Creative Writer
Sorry for the microscopic Bloglet entries lately. It’s not that I don’t have anything long-winded to share, I’ve just been busy.
So has my mother because one of the rooms in the house has been completely dismantled. She unearthed everything that has ever been acquired for our home computer. This includes the original CD-ROM for Microsoft’s Creative Writer. I got it for my birthday in 1995. At that age, I enjoyed writing in school, especially themed poems and had fun playing around with the kid-friendly program. It was like a video game-slash-word processor and all the documents I created were splashed with intense clip-art, borders, and ridiculous fonts.
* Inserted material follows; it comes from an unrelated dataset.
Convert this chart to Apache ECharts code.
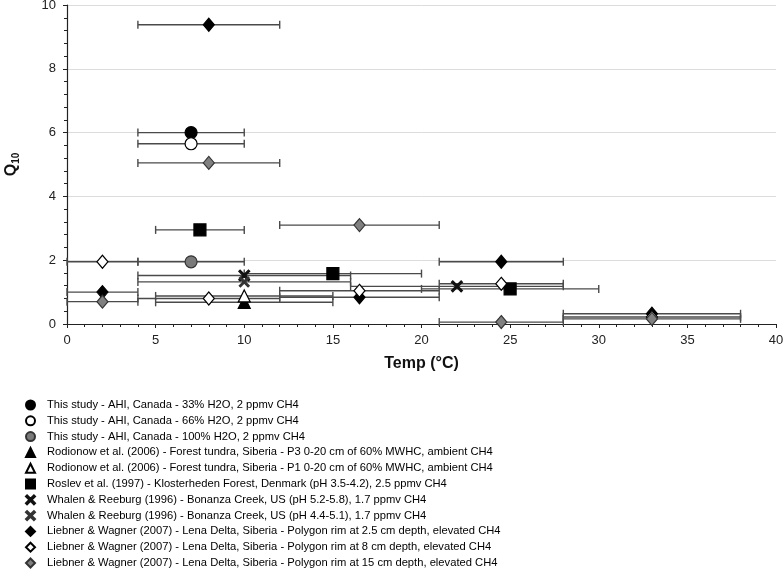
<!DOCTYPE html>
<html>
<head>
<meta charset="utf-8">
<script src="https://cdn.jsdelivr.net/npm/echarts@6/dist/echarts.min.js"></script>
<style>
html,body{margin:0;padding:0;background:#fff;}
#chart{width:784px;height:574px;}
</style>
</head>
<body>
<div id="chart"></div>
<script>
// Each row: [temperature (°C), Q10, range low (°C), range high (°C)]
const seriesNames = [
  'This study - AHI, Canada - 33% H2O, 2 ppmv CH4',
  'This study - AHI, Canada - 66% H2O, 2 ppmv CH4',
  'This study - AHI, Canada - 100% H2O, 2 ppmv CH4',
  'Rodionow et al. (2006) - Forest tundra, Siberia - P3 0-20 cm of 60% MWHC, ambient CH4',
  'Rodionow et al. (2006) - Forest tundra, Siberia - P1 0-20 cm of 60% MWHC, ambient CH4',
  'Roslev et al. (1997) - Klosterheden Forest, Denmark (pH 3.5-4.2), 2.5 ppmv CH4',
  'Whalen & Reeburg (1996) - Bonanza Creek, US (pH 5.2-5.8), 1.7 ppmv CH4',
  'Whalen & Reeburg (1996) - Bonanza Creek, US (pH 4.4-5.1), 1.7 ppmv CH4',
  'Liebner & Wagner (2007) - Lena Delta, Siberia - Polygon rim at 2.5 cm depth, elevated CH4',
  'Liebner & Wagner (2007) - Lena Delta, Siberia - Polygon rim at 8 cm depth, elevated CH4',
  'Liebner & Wagner (2007) - Lena Delta, Siberia - Polygon rim at 15 cm depth, elevated CH4'
];
const ahi33 = [[7, 6.0, 4, 10]];
const ahi66 = [[7, 5.65, 4, 10]];
const ahi100 = [[7, 1.95, 4, 10]];
const rodP3 = [[10, 0.68, 5, 15]];
const rodP1 = [[10, 0.88, 5, 15]];
const roslev = [[7.5, 2.95, 5, 10], [15, 1.58, 10, 20], [25, 1.1, 20, 30]];
const whalenA = [[10, 1.52, 4, 16], [22, 1.18, 16, 28]];
const whalenB = [[10, 1.32, 4, 16]];
const lieb25 = [[2, 1.0, 0, 4], [8, 9.38, 4, 12], [16.5, 0.84, 12, 21], [24.5, 1.95, 21, 28], [33, 0.32, 28, 38]];
const lieb8 = [[2, 1.95, 0, 4], [8, 0.8, 4, 12], [16.5, 1.04, 12, 21], [24.5, 1.26, 21, 28], [33, 0.22, 28, 38]];
const lieb15 = [[2, 0.7, 0, 4], [8, 5.05, 4, 12], [16.5, 3.1, 12, 21], [24.5, 0.06, 21, 28], [33, 0.16, 28, 38]];
const xTicks = [0, 5, 10, 15, 20, 25, 30, 35, 40];
const yTicks = [0, 2, 4, 6, 8, 10];

const allData = [ahi33, ahi66, ahi100, rodP3, rodP1, roslev, whalenA, whalenB, lieb25, lieb8, lieb15];
const xPath = 'path://M0,1.2 L1.2,0 L5,3.8 L8.8,0 L10,1.2 L6.2,5 L10,8.8 L8.8,10 L5,6.2 L1.2,10 L0,8.8 L3.8,5 Z';
const styles = [
  {symbol: 'circle', size: 12, color: '#000', border: '#000'},
  {symbol: 'circle', size: 12, color: '#fff', border: '#000'},
  {symbol: 'circle', size: 12, color: '#7a7a7a', border: '#333'},
  {symbol: 'triangle', size: 12, color: '#000', border: '#000'},
  {symbol: 'triangle', size: 12, color: '#fff', border: '#000'},
  {symbol: 'rect', size: 12, color: '#000', border: '#000'},
  {symbol: xPath, size: 11, color: '#111', border: '#111'},
  {symbol: xPath, size: 10, color: '#333', border: '#333'},
  {symbol: 'diamond', size: [11, 13], color: '#000', border: '#000'},
  {symbol: 'diamond', size: [11, 13], color: '#fff', border: '#000'},
  {symbol: 'diamond', size: [11, 13], color: '#808080', border: '#333'}
];

function errRender(params, api) {
  const y = api.value(1);
  const p1 = api.coord([api.value(2), y]);
  const p2 = api.coord([api.value(3), y]);
  const h = 4;
  const st = {stroke: '#4a4a4a', lineWidth: 1.4};
  return {
    type: 'group',
    children: [
      {type: 'line', shape: {x1: p1[0], y1: p1[1], x2: p2[0], y2: p2[1]}, style: st},
      {type: 'line', shape: {x1: p1[0], y1: p1[1] - h, x2: p1[0], y2: p1[1] + h}, style: st},
      {type: 'line', shape: {x1: p2[0], y1: p2[1] - h, x2: p2[0], y2: p2[1] + h}, style: st}
    ]
  };
}

const series = [];
allData.forEach((d, i) => {
  series.push({
    type: 'custom',
    name: 'err' + i,
    renderItem: errRender,
    encode: {x: [0, 2, 3], y: 1},
    data: d,
    z: 2,
    silent: true
  });
});
allData.forEach((d, i) => {
  const s = styles[i];
  series.push({
    type: 'scatter',
    name: seriesNames[i],
    data: d.map(r => [r[0], r[1]]),
    symbol: s.symbol,
    symbolSize: s.size,
    itemStyle: {color: s.color, borderColor: s.border, borderWidth: 1.2, opacity: 1},
    z: 5
  });
});

const font = 'Liberation Sans, Arial, sans-serif';
const chart = echarts.init(document.getElementById('chart'), null, {renderer: 'canvas'});
chart.setOption({
  backgroundColor: '#fff',
  animation: false,
  grid: {left: 67, right: 8, top: 5, bottom: 250, containLabel: false, outerBoundsMode: 'none'},
  legend: {
    data: seriesNames.map((n, i) => ({name: n, icon: styles[i].symbol})),
    orient: 'vertical',
    left: 25,
    top: 399,
    padding: 0,
    height: 175,
    itemWidth: 9,
    itemHeight: 9,
    itemGap: 3.8,
    selectedMode: false,
    textStyle: {fontFamily: font, fontSize: 11.2, lineHeight: 12, color: '#000', padding: [0, 0, 0, 7]}
  },
  xAxis: {
    type: 'value',
    min: xTicks[0],
    max: xTicks[xTicks.length - 1],
    interval: 5,
    name: 'Temp (°C)',
    nameLocation: 'middle',
    nameGap: 32,
    nameTextStyle: {fontFamily: font, fontSize: 16, fontWeight: 'bold', color: '#111'},
    axisLine: {show: true, onZero: false, lineStyle: {color: '#222', width: 1.2}},
    axisTick: {show: true, length: 4, lineStyle: {color: '#222'}},
    minorTick: {show: true, splitNumber: 5, length: 3, lineStyle: {color: '#222'}},
    splitLine: {show: false},
    axisLabel: {fontFamily: font, fontSize: 13, color: '#222', margin: 10}
  },
  yAxis: {
    type: 'value',
    min: yTicks[0],
    max: yTicks[yTicks.length - 1],
    interval: 2,
    name: 'Q{sub|10}',
    nameLocation: 'middle',
    nameGap: 46,
    nameRotate: 90,
    nameTextStyle: {
      fontFamily: font, fontSize: 16, fontWeight: 'bold', color: '#111',
      rich: {sub: {fontFamily: font, fontSize: 10, fontWeight: 'bold', verticalAlign: 'bottom', padding: [8, 0, 0, 0], color: '#111'}}
    },
    axisLine: {show: true, onZero: false, lineStyle: {color: '#222', width: 1.2}},
    axisTick: {show: true, length: 4, lineStyle: {color: '#222'}},
    minorTick: {show: true, splitNumber: 5, length: 3, lineStyle: {color: '#222'}},
    splitLine: {show: true, lineStyle: {color: '#dcdcdc', width: 1}},
    axisLabel: {fontFamily: font, fontSize: 13, color: '#222', margin: 11}
  },
  series: series
});
</script>
</body>
</html>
Every button (i.e. cut, paste, undo) was accompanied by a sound effect and, if you got tired of the Writing Studio, you could tour around Imaginopolis.
By the time I got Creative Writer 2, I had a big, clunky laptop to work on up in my room and writing was my ‘thing.’ It wasn’t so much about how I could embellish school projects as how I could find an outlet for all that I wanted to say. I soon graduated to Microsoft Word and the rest is history.
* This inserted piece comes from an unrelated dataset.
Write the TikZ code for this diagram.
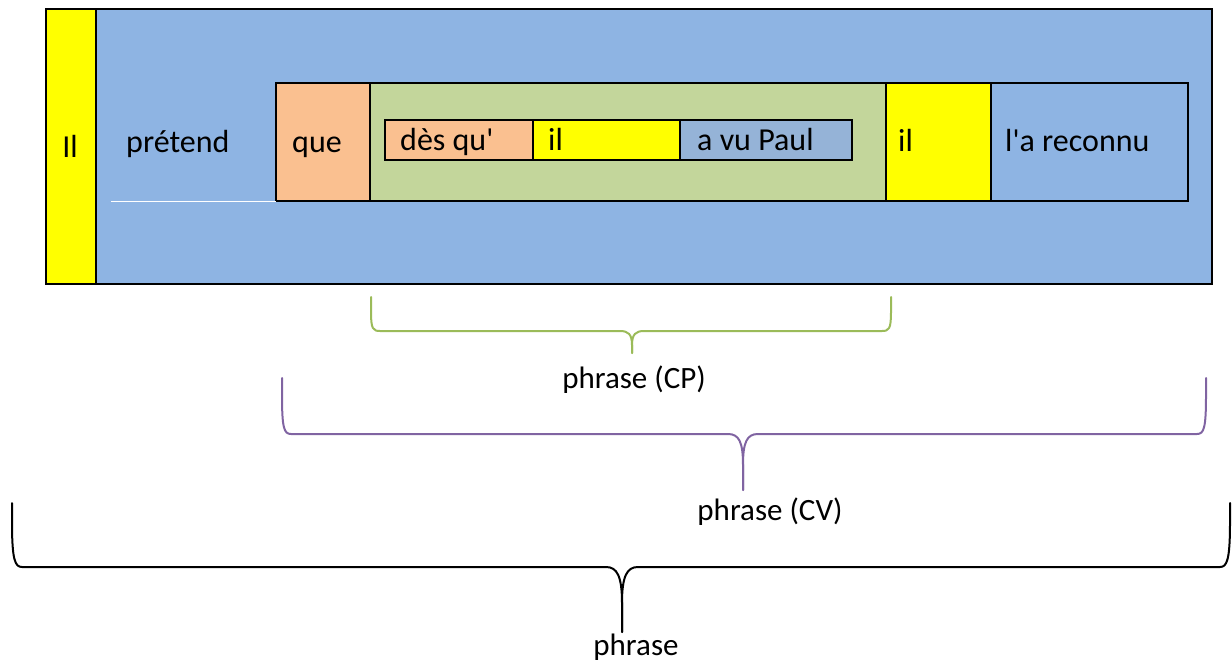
\documentclass[tikz,border=0pt]{standalone}
\usepackage{fontspec}
\setmainfont{Carlito}[Ligatures=TeXOff]
\definecolor{bgblue}{HTML}{8EB4E3}
\definecolor{peach}{HTML}{FAC090}
\definecolor{sage}{HTML}{C3D69B}
\definecolor{ylw}{HTML}{FFFF00}
\definecolor{steel}{HTML}{95B3D7}
\definecolor{bgreen}{HTML}{9BBB59}
\definecolor{bpurple}{HTML}{8064A2}
\tikzset{
  box/.style={draw=black, line width=2.5, inner sep=0, outer sep=0, anchor=north west},
  lbl/.style={anchor=base west, inner sep=0, font=\fontsize{32}{38}\selectfont},
  clbl/.style={anchor=base, inner sep=0, font=\fontsize{31}{37}\selectfont},
  brace/.style={line width=2, line join=round, line cap=round}
}
\begin{document}
\begin{tikzpicture}[x=1pt,y=-1pt]
\useasboundingbox (0,0) rectangle (1232,666);
% outer boxes
\node[box, fill=bgblue, minimum width=1116, minimum height=275] (vp) at (96,9) {};
\node[box, fill=ylw, minimum width=50, minimum height=275] (subj) at (46,9) {};
% inner row
\node[box, fill=peach, minimum width=94, minimum height=118] (que) at (276,83) {};
\node[box, fill=sage, minimum width=516, minimum height=118] (cp) at (370,83) {};
\node[box, fill=ylw, minimum width=105, minimum height=118] (il2) at (886,83) {};
\node[box, fill=bgblue, minimum width=197, minimum height=118] (rec) at (991,83) {};
% innermost row
\node[box, fill=peach, minimum width=148, minimum height=40] (des) at (385,120) {};
\node[box, fill=ylw, minimum width=147, minimum height=40] (il1) at (533,120) {};
\node[box, fill=steel, minimum width=172, minimum height=40] (paul) at (680,120) {};
% white line
\coordinate (wl) at (111,201);
\draw[white, line width=1] (wl) -- (que.south west);
% texts
\node[lbl, anchor=base] (tIl) at (70,158) {Il};
\node[lbl] (tpret) at (126,153) {prétend};
\node[lbl] (tque) at (292,153) {que};
\node[lbl] (tdes) at (400,151) {dès qu'};
\node[lbl] (til1) at (548,151) {il};
\node[lbl] (tpaul) at (697,151) {a vu Paul};
\node[lbl] (til2) at (898,152) {il};
\node[lbl] (trec) at (1005,152) {l'a reconnu};
% labels
\node[clbl] (lcp) at (634,388) {phrase (CP)};
\node[clbl] (lcv) at (770,520) {phrase (CV)};
\node[clbl] (lph) at (636,655) {phrase};
% braces
\coordinate (gL) at (371,297); \coordinate (gR) at (891,297); \coordinate (gT) at (632,353);
\draw[brace, draw=bgreen] (gL) -- (371,312) .. controls (371,329) and (373,331) .. (380,331)
  -- (620,331) .. controls (628,331) and (632,334) .. (632,345) -- (gT);
\draw[brace, draw=bgreen] (gT) -- (632,345) .. controls (632,334) and (636,331) .. (644,331)
  -- (882,331) .. controls (889,331) and (891,329) .. (891,312) -- (gR);
\coordinate (pL) at (282,378); \coordinate (pR) at (1206,378); \coordinate (pT) at (743,490);
\draw[brace, draw=bpurple] (pL) -- (282,395) .. controls (282,428) and (284,434) .. (291,434)
  -- (728,434) .. controls (739,434) and (743,442) .. (743,465) -- (pT);
\draw[brace, draw=bpurple] (pT) -- (743,465) .. controls (743,442) and (747,434) .. (758,434)
  -- (1197,434) .. controls (1204,434) and (1206,428) .. (1206,395) -- (pR);
\coordinate (bL) at (12,503); \coordinate (bR) at (1230,503); \coordinate (bT) at (622,632);
\draw[brace, draw=black] (bL) -- (12,522) .. controls (12,560) and (15,567) .. (22,567)
  -- (606,567) .. controls (617,567) and (622,576) .. (622,603) -- (bT);
\draw[brace, draw=black] (bT) -- (622,603) .. controls (622,576) and (627,567) .. (638,567)
  -- (1220,567) .. controls (1227,567) and (1230,560) .. (1230,522) -- (bR);
\end{tikzpicture}
\end{document}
It’s interesting to consider how the use of computers has changed my life. We had this crotchety nun who taught us how to use them in grade school. I have to thank her, though, for making me learn how to be a fast, effective typist. I couldn’t write otherwise. The ideas come too fast for me not to know innately where the keys are. Does it matter that we learned using a program for Apple II computers? AKA the ones with the black screens and fluorescent green writing? Of course not. I’ve never been on the cutting edge of technology, but that’s not what’s important.
For a lot of people, the advent of AOL and especially instant messaging was the big turning point. Or it was Napster and downloadable music. For me, it was Creative Writer. It was the ability to put something on paper in a simplified way. The logistics of it have changed. I no longer save my work on brightly-colored floppy disks; I have an external hard drive. I haven’t used clip-art in years; I don’t even know what pictures Word 2007 has.
Technology keeps improving on itself season after season. I like to think that my writing grows up at that rate too. The escalating pace of modern life and rapid obsolescence mirrors my writing process. Maura Pennington Original First Drafts are as laughable as gigantic car-phones. But you have to start somewhere. So, thanks Creative Writer and the now-defunct department of Microsoft Kids!
Emma
OMG! There was a writing one of these too? I totally had the art one, which wiki reminds me was called Fine Artist. Those sound effects were brilliant. I wish grown-up Word had a ticking bomb to explode everything - so much more satisfying than “Select All”, “Delete”.
Oct 05, 2009 @ 7:21 am
admin
I know! I got the old disk to work and felt so much more engaged while writing when all the functions made noise. It was like I was conducting some weird symphony!
Oct 07, 2009 @ 3:27 pm
frycook
Anywhere you can still download this?